Take Me Out to the Ball Game!

Use the Moneyball data set which contains selected statistics for Major League Baseball teams from 1962–2012.

  1. Select the variable Number of wins, W, and compare the distribution of W for the American League (AL) with that of the National League (NL). Use side-by-side boxplots as described in Chapter 4.

  2. Identify the outliers in both leagues (i.e., the teams that have a total number of wins far from the rest of the teams in their league).

  3. Compare the distribution of the Number of wins, W, for NYM and TEX using a side-by-side boxplot and by investigating the numerical summaries of each. (Compare the shapes, means, medians, and the variability.)

  4. Discuss why the discrepancy in variability between the performance of NYM and the performance of TEX didn't cause a similar discrepancy in their respective leagues.

  5. Based on historical data, the probability that in a given year the NYM will make the playoffs is p=7/47=0.149. Let X be the discrete random variable that gives the total number of Playoffs made by NYM in the last 20 years, i.e., from 1993 to 2012.

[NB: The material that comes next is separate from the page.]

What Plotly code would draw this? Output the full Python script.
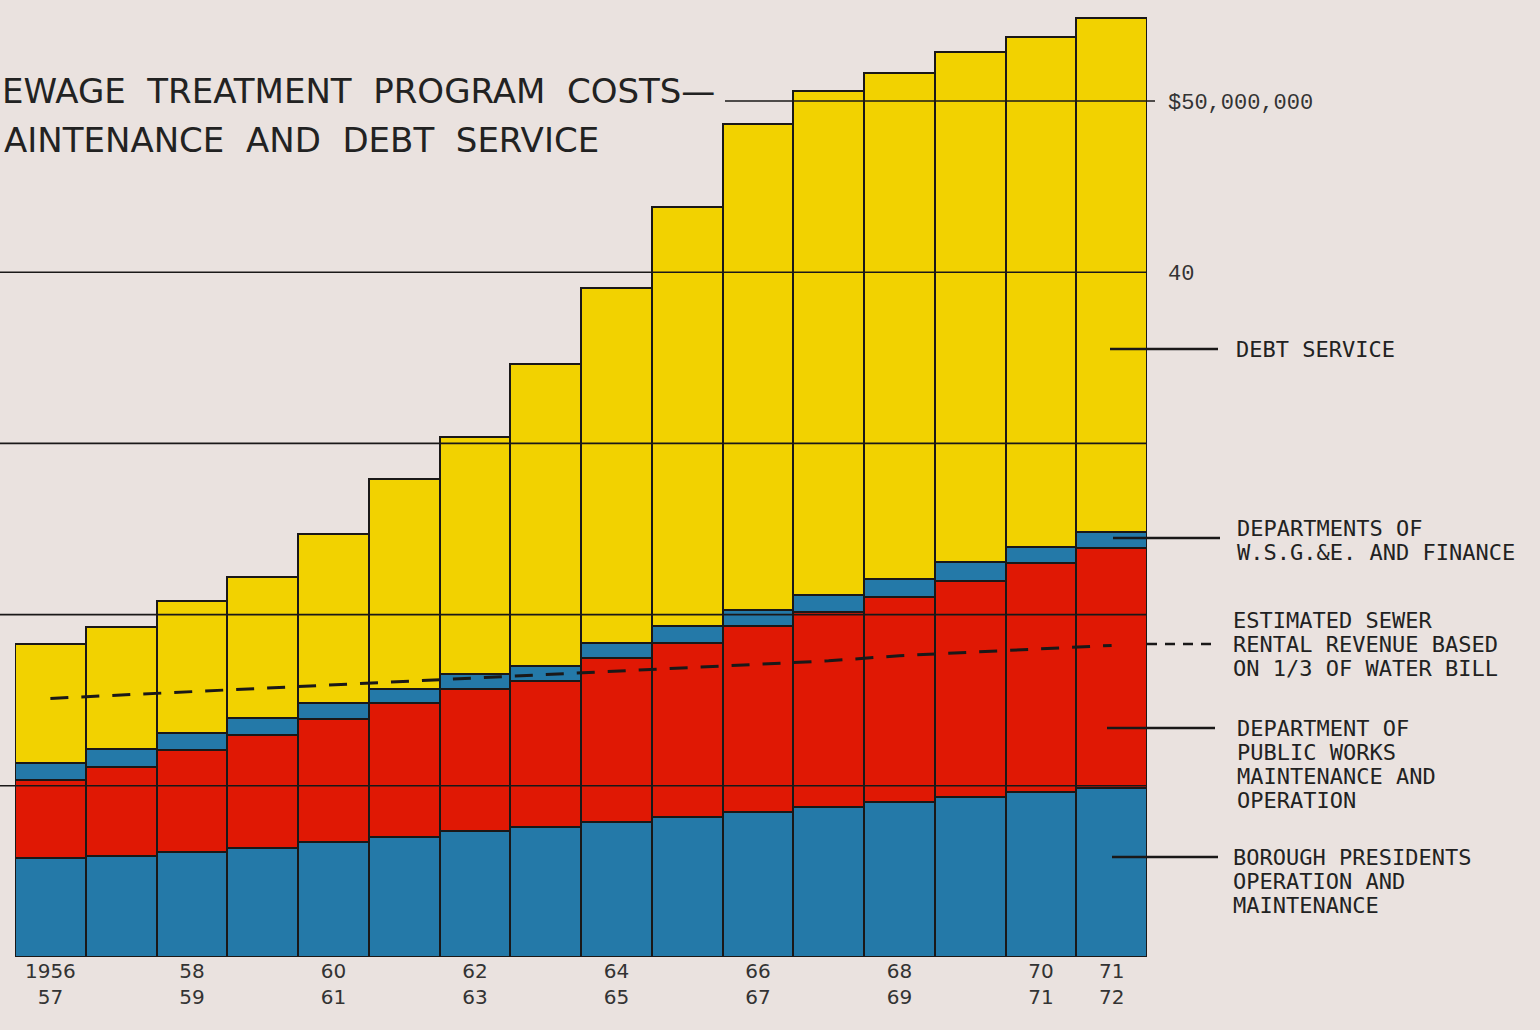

    1. Assume that the outcomes for the NYM in these years are unknown for us. Also assume that the outcome in any of the years is independent of the outcome in any other year. Under these assumptions, what would be the distribution of X? Why?

    2. What is the probability that the total number of playoffs made by NYM during this 20-year period is exactly three?

    3. What is the probability that the total number of playoffs made by NYM is at most 3?

    4. What is the probability that the total number of playoffs made by NYM is at most 18?

    5. What is the probability that the total number of playoffs made by NYM is at least 15?

    6. What is the expected number of playoffs that NYM will make in this 20- year period?

    7. Find the variance of the number of playoffs that NYM is expected to make in this 20–year period?

    8. Can we use the Poisson distribution with λ=2.98 to model the number of playoffs that NYM will make? Why?

      Source: https://www.baseball-reference.com/